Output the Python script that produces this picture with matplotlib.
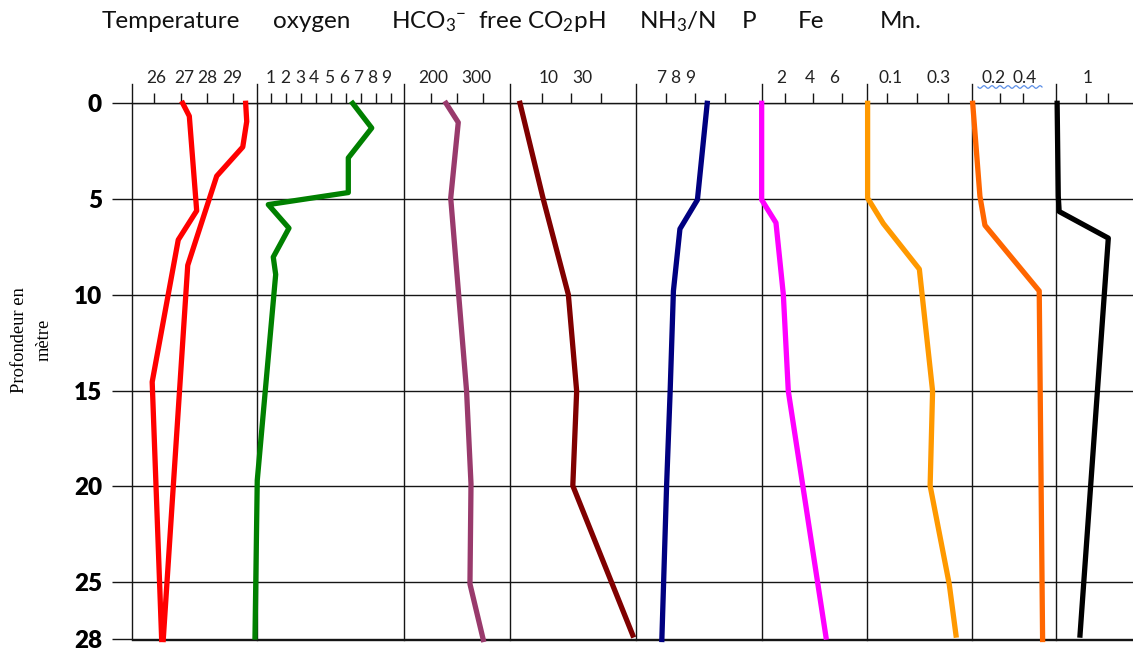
^^^^^^^^
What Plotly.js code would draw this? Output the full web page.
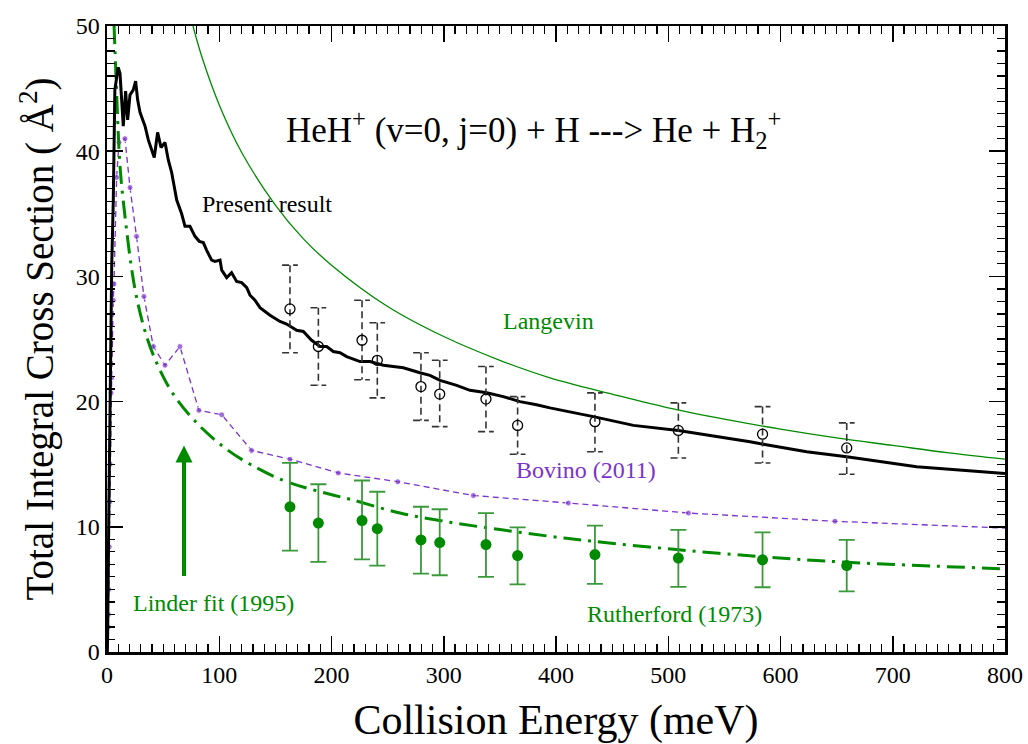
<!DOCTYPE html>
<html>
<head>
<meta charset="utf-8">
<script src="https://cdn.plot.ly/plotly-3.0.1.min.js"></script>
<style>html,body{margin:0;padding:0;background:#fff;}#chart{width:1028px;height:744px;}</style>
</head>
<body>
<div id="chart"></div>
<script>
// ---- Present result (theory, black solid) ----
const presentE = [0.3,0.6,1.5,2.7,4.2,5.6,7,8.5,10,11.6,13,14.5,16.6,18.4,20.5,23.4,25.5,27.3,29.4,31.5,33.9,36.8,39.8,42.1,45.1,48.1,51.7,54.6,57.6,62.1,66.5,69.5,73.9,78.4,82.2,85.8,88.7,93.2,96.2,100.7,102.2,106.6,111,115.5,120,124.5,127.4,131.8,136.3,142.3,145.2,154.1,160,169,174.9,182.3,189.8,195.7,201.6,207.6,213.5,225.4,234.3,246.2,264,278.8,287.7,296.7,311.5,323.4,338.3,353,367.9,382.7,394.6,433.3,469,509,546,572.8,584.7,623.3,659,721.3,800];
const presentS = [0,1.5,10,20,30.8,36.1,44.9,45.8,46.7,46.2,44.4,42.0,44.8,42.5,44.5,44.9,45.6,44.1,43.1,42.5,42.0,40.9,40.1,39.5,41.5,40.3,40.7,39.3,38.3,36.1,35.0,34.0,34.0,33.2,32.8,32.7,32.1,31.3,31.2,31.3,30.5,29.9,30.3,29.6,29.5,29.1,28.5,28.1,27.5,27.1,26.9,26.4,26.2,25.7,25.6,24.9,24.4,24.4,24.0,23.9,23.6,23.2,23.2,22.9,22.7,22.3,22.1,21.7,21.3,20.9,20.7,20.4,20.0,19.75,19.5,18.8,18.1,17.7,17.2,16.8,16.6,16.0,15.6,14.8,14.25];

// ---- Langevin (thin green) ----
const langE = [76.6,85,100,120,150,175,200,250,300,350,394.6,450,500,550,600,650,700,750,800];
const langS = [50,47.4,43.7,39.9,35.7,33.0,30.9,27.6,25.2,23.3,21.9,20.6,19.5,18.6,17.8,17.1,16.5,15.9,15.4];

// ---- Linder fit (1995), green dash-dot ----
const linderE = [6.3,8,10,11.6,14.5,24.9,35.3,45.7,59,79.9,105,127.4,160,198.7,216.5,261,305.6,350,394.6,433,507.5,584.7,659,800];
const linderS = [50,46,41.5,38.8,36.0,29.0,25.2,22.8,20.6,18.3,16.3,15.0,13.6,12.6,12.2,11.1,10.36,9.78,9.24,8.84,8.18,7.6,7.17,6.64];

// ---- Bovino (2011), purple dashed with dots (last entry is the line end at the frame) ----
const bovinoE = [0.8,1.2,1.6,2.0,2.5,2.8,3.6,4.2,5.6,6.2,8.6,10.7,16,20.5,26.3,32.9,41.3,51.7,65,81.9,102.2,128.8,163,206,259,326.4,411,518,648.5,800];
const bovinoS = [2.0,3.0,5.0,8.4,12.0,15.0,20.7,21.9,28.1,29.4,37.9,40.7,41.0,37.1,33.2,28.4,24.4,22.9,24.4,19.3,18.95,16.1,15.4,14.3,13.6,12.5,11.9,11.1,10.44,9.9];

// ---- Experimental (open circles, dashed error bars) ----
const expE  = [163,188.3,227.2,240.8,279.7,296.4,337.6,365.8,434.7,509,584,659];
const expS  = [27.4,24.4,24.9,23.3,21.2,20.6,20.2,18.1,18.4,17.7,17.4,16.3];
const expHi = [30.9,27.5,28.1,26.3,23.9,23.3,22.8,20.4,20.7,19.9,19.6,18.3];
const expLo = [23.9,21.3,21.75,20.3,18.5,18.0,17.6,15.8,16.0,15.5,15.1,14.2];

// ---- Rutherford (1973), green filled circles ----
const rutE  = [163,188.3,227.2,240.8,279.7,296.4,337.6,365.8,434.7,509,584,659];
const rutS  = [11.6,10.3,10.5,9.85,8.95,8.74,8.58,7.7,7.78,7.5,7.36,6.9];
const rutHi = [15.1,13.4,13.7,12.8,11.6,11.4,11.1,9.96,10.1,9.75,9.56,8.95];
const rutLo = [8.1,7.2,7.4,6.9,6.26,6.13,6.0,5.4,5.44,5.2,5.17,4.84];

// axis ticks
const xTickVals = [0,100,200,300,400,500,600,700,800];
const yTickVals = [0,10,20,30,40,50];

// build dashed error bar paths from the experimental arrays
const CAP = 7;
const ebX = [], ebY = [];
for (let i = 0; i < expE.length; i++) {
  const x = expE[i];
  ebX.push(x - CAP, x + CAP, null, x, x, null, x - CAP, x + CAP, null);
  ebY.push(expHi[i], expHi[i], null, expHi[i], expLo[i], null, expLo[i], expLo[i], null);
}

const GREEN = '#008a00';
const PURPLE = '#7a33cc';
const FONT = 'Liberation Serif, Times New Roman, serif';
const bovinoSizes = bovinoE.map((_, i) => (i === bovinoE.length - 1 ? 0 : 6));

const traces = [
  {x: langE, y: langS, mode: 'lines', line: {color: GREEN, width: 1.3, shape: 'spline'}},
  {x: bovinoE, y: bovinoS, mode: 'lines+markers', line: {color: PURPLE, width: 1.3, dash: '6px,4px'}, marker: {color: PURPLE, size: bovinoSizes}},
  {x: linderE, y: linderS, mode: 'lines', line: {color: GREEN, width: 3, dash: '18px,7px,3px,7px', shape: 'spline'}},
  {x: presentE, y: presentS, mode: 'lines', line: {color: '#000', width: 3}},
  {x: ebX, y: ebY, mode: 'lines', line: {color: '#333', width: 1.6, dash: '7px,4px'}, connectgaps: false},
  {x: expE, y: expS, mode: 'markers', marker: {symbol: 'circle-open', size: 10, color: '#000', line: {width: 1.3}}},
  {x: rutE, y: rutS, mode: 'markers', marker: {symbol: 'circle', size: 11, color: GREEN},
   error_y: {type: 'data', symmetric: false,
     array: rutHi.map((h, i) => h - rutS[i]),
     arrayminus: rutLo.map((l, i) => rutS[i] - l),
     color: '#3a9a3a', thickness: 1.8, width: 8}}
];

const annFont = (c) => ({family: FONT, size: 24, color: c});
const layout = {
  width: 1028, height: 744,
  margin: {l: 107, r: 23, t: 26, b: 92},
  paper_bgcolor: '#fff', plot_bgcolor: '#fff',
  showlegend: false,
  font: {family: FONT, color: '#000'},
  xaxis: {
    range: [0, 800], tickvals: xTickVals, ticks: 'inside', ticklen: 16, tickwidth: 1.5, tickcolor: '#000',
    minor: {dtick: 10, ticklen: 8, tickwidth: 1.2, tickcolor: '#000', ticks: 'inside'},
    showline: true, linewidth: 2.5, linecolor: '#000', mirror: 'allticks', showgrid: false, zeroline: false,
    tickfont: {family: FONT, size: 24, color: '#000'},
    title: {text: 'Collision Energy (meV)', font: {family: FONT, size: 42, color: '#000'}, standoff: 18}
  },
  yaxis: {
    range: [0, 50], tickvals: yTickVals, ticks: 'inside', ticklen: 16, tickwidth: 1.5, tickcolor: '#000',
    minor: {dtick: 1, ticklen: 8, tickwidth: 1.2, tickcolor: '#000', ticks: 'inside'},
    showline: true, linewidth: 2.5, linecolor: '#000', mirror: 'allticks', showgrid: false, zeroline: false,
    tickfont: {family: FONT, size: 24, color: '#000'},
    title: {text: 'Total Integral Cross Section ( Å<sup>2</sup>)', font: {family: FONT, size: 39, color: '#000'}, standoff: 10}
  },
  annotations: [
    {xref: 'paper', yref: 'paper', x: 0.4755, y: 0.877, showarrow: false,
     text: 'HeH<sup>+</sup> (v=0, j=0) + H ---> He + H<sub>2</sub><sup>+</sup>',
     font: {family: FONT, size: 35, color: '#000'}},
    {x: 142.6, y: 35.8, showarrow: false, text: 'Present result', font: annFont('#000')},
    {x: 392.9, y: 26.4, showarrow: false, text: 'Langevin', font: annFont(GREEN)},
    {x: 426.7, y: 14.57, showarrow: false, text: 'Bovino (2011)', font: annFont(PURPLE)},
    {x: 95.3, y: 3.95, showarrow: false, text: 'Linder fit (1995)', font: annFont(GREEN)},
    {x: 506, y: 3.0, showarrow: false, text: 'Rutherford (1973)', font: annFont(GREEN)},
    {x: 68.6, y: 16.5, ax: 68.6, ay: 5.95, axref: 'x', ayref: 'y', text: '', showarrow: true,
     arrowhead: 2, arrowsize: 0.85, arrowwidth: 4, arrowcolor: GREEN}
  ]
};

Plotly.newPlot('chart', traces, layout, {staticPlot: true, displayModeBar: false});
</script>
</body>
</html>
^^^^^^^^
Work instructions -
In the listing, find every line containing the word "with" and list it.

Exercise solution -
Output the Python script that produces this picture with matplotlib.
// ---- Bovino (2011), purple dashed with dots (last entry is the line end at the frame) ----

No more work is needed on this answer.